Hunting manually can be very difficult and will not scale.  However, by combining hunt methodologies with automation, analytics, and machine learning, hunt operations can be scaled and optimized.  Detections of unknown intrusions can be surfaced at speed and scale at this layer above traditional IOC search and then acted upon by the security team.    

 

Conclusion

We still need to use signatures.  It is important to have a capability to search for artifacts associated with known campaigns, to combat low caliber adversaries, and to pivot through your network once a unique adversary is discovered via other means.  

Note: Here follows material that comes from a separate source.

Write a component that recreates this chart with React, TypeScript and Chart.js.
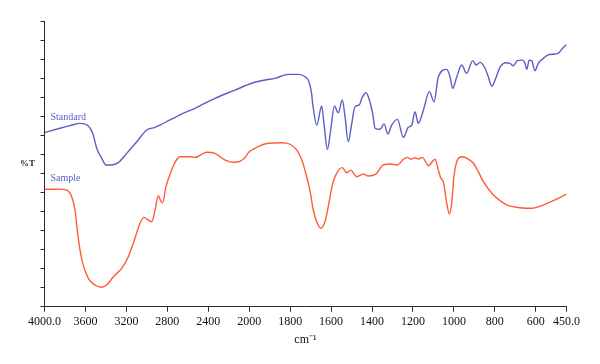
import React, { useEffect, useRef } from 'react';
import { Chart, registerables } from 'chart.js';

Chart.register(...registerables);

// X axis: wavenumbers (cm-1), scale changes at 2000 cm-1
const xTickValues = [4000, 3600, 3200, 2800, 2400, 2000, 1800, 1600, 1400, 1200, 1000, 800, 600, 450];
const xTickLabels = ['4000.0', '3600', '3200', '2800', '2400', '2000', '1800', '1600', '1400', '1200', '1000', '800', '600', '450.0'];
const yTickValues = [0, 1, 2, 3, 4, 5, 6, 7, 8, 9, 10, 11, 12, 13, 14, 15];

const standardWavenumbers = [
  4000, 3849, 3751, 3654, 3572, 3529, 3490, 3441, 3399, 3343, 3279, 3197, 3099, 3001, 2920, 2871, 2774, 2725, 2676,
  2530, 2334, 2204, 2138, 1988, 1923, 1874, 1809, 1760, 1727, 1708, 1695, 1690, 1670, 1646, 1635, 1618, 1602, 1584,
  1565, 1545, 1532, 1516, 1499, 1483, 1462, 1450, 1429, 1413, 1397, 1385, 1361, 1341, 1323, 1304, 1276, 1247, 1223,
  1206, 1190, 1174, 1149, 1120, 1097, 1076, 1035, 1019, 1006, 986, 962, 938, 908, 892, 872, 848, 832, 815, 799, 775,
  745, 726, 710, 690, 664, 653, 644, 632, 620, 604, 588, 563, 539, 506, 490, 473, 450,
];
const standardValues = [
  9.16, 9.39, 9.53, 9.65, 9.51, 9.13, 8.34, 7.81, 7.46, 7.46, 7.58, 8.07, 8.68, 9.3, 9.44, 9.56, 9.83, 9.95, 10.1,
  10.44, 10.97, 11.26, 11.4, 11.76, 11.93, 12.02, 12.23, 12.23, 12.1, 11.84, 11.2, 10.7, 9.56, 10.56, 9.65, 8.28, 9.3, 10.56,
  10.21, 10.88, 10.0, 8.68, 9.65, 10.53, 10.62, 10.97, 11.26, 10.88, 10.18, 9.39, 9.34, 9.62, 9.09, 9.56, 9.86, 8.92, 9.44,
  9.56, 10.26, 9.65, 10.35, 11.32, 10.79, 12.1, 12.49, 12.1, 11.49, 12.1, 12.72, 12.28, 12.95, 12.72, 12.86, 12.55, 12.1, 11.6, 11.93, 12.6,
  12.84, 12.81, 12.68, 12.95, 12.98, 12.81, 12.49, 12.98, 12.95, 12.42, 12.81, 13.07, 13.25, 13.3, 13.34, 13.55, 13.8,
];

const sampleWavenumbers = [
  4000, 3849, 3783, 3734, 3702, 3680, 3653, 3621, 3572, 3507, 3441, 3392, 3327, 3246, 3181, 3116, 3067, 3028, 2986, 2952,
  2920, 2888, 2865, 2846, 2813, 2758, 2725, 2676, 2562, 2530, 2416, 2334, 2236, 2138, 2041, 2009, 1956, 1907, 1841, 1801,
  1768, 1743, 1719, 1703, 1687, 1667, 1649, 1630, 1614, 1592, 1573, 1545, 1524, 1504, 1475, 1443, 1418, 1381, 1345, 1312,
  1276, 1247, 1228, 1211, 1190, 1174, 1154, 1125, 1092, 1076, 1064, 1052, 1035, 1022, 1011, 1000, 986, 962, 930, 905,
  881, 856, 815, 775, 734, 677, 620, 563, 506, 450,
];
const sampleValues = [
  6.18, 6.19, 6.14, 5.79, 5.09, 4.04, 2.98, 2.19, 1.49, 1.14, 1.02, 1.14, 1.58, 2.02, 2.63, 3.6, 4.39, 4.7, 4.56, 4.47,
  5.09, 5.84, 5.58, 5.47, 6.32, 7.19, 7.6, 7.89, 7.89, 7.86, 8.13, 8.07, 7.72, 7.6, 7.84, 8.1, 8.42, 8.6, 8.63, 8.55,
  8.25, 7.72, 6.84, 6.1, 5.09, 4.39, 4.13, 4.47, 5.26, 6.49, 7.02, 7.32, 7.05, 7.19, 6.84, 6.98, 6.88, 6.98, 7.46, 7.51,
  7.46, 7.76, 7.86, 7.76, 7.84, 7.77, 7.86, 7.42, 7.76, 7.19, 6.76, 6.58, 5.44, 4.88, 5.44, 6.84, 7.63, 7.89, 7.77, 7.55,
  7.11, 6.58, 5.97, 5.58, 5.32, 5.21, 5.18, 5.35, 5.62, 5.93,
];

const seriesNames = ['Standard', 'Sample'];
const labelValues = [9.98, 6.77];
const yAxisTitle = '%T';
const yAxisTitleValue = 7.55;
const xAxisTitle = 'cm\u207B\u00B9';

const BLUE = '#5a5fc2';
const RED = '#ff5b3a';
const AXIS = '#2a2a2a';
const FONT = '"Liberation Serif", "Times New Roman", serif';

// Piecewise-linear wavenumber axis: 4000-2000 compressed 2x relative to 2000-450
const BREAK = 2000;
function toAxis(w: number): number {
  return w >= BREAK ? (4000 - w) / 2 : (4000 - BREAK) / 2 + (BREAK - w);
}

const textPlugin = {
  id: 'ftirText',
  afterDraw(chart: any) {
    const { ctx, chartArea, scales } = chart;
    const y = scales.y;
    ctx.save();
    ctx.textBaseline = 'middle';
    ctx.textAlign = 'left';
    ctx.font = `10px ${FONT}`;
    ctx.fillStyle = BLUE;
    seriesNames.forEach((name, i) => {
      ctx.fillText(name, chartArea.left + 6, y.getPixelForValue(labelValues[i]));
    });
    ctx.textAlign = 'center';
    ctx.font = `bold 9px ${FONT}`;
    ctx.fillStyle = AXIS;
    ctx.fillText(yAxisTitle, chartArea.left - 17, y.getPixelForValue(yAxisTitleValue));
    ctx.restore();
  },
};

export default function App() {
  const canvasRef = useRef<HTMLCanvasElement | null>(null);

  useEffect(() => {
    if (!canvasRef.current) return;
    const chart = new Chart(canvasRef.current, {
      type: 'line',
      data: {
        datasets: [
          {
            label: seriesNames[0],
            data: standardWavenumbers.map((w, i) => ({ x: toAxis(w), y: standardValues[i] })),
            borderColor: BLUE,
            borderWidth: 1.4,
            pointRadius: 0,
            cubicInterpolationMode: 'monotone',
            fill: false,
          },
          {
            label: seriesNames[1],
            data: sampleWavenumbers.map((w, i) => ({ x: toAxis(w), y: sampleValues[i] })),
            borderColor: RED,
            borderWidth: 1.4,
            pointRadius: 0,
            cubicInterpolationMode: 'monotone',
            fill: false,
          },
        ],
      },
      options: {
        animation: false,
        responsive: true,
        maintainAspectRatio: false,
        layout: { padding: { left: 0, right: 33.5, top: 21.7, bottom: 0 } },
        plugins: { legend: { display: false }, tooltip: { enabled: false } },
        scales: {
          x: {
            type: 'linear',
            min: toAxis(4000),
            max: toAxis(450),
            afterBuildTicks: (scale: any) => {
              scale.ticks = xTickValues.map((w) => ({ value: toAxis(w) }));
            },
            afterFit: (scale: any) => {
              scale.height = 57.3;
            },
            ticks: {
              autoSkip: false,
              maxRotation: 0,
              padding: 3,
              color: '#111',
              font: { family: FONT, size: 12 },
              callback: (_v: any, index: number) => xTickLabels[index],
            },
            grid: { drawOnChartArea: false, drawTicks: true, tickLength: 5, color: AXIS },
            border: { display: true, color: AXIS, width: 1 },
            title: {
              display: true,
              text: xAxisTitle,
              color: '#111',
              font: { family: FONT, size: 12 },
              padding: { top: 0, bottom: 17 },
            },
          },
          y: {
            type: 'linear',
            min: yTickValues[0],
            max: yTickValues[yTickValues.length - 1],
            afterBuildTicks: (scale: any) => {
              scale.ticks = yTickValues.map((v) => ({ value: v }));
            },
            afterFit: (scale: any) => {
              scale.width = 44.5;
            },
            ticks: { display: false },
            grid: { drawOnChartArea: false, drawTicks: true, tickLength: 4, color: AXIS },
            border: { display: true, color: AXIS, width: 1 },
          },
        },
      },
      plugins: [textPlugin],
    } as any);
    return () => chart.destroy();
  }, []);

  return (
    <div style={{ position: 'absolute', left: 0, top: 0, width: 600, height: 364, background: '#fff' }}>
      <canvas ref={canvasRef} />
    </div>
  );
}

Signatures are not enough to form the detection and prevention solution needed to defend against modern threats.  They are neither effective on the host nor at the network level to detect advanced adversaries.  Additional detection capabilities which look at low level chokepoints in the operating system are necessary, as are simultaneously executed hunt operations across systems for indications of suspicious or malicious activity.  By combining hunting with automation, analytics, and machine learning, we can produce high quality detections which can be used by security operations teams in the same fashion as detections from chokepoint monitoring and signature monitoring.  

Combining these three layers - low-level attacker techniques detections, signature-based detections, and detections from automated hunts - maximizes the chances of stopping adversaries before they succeed.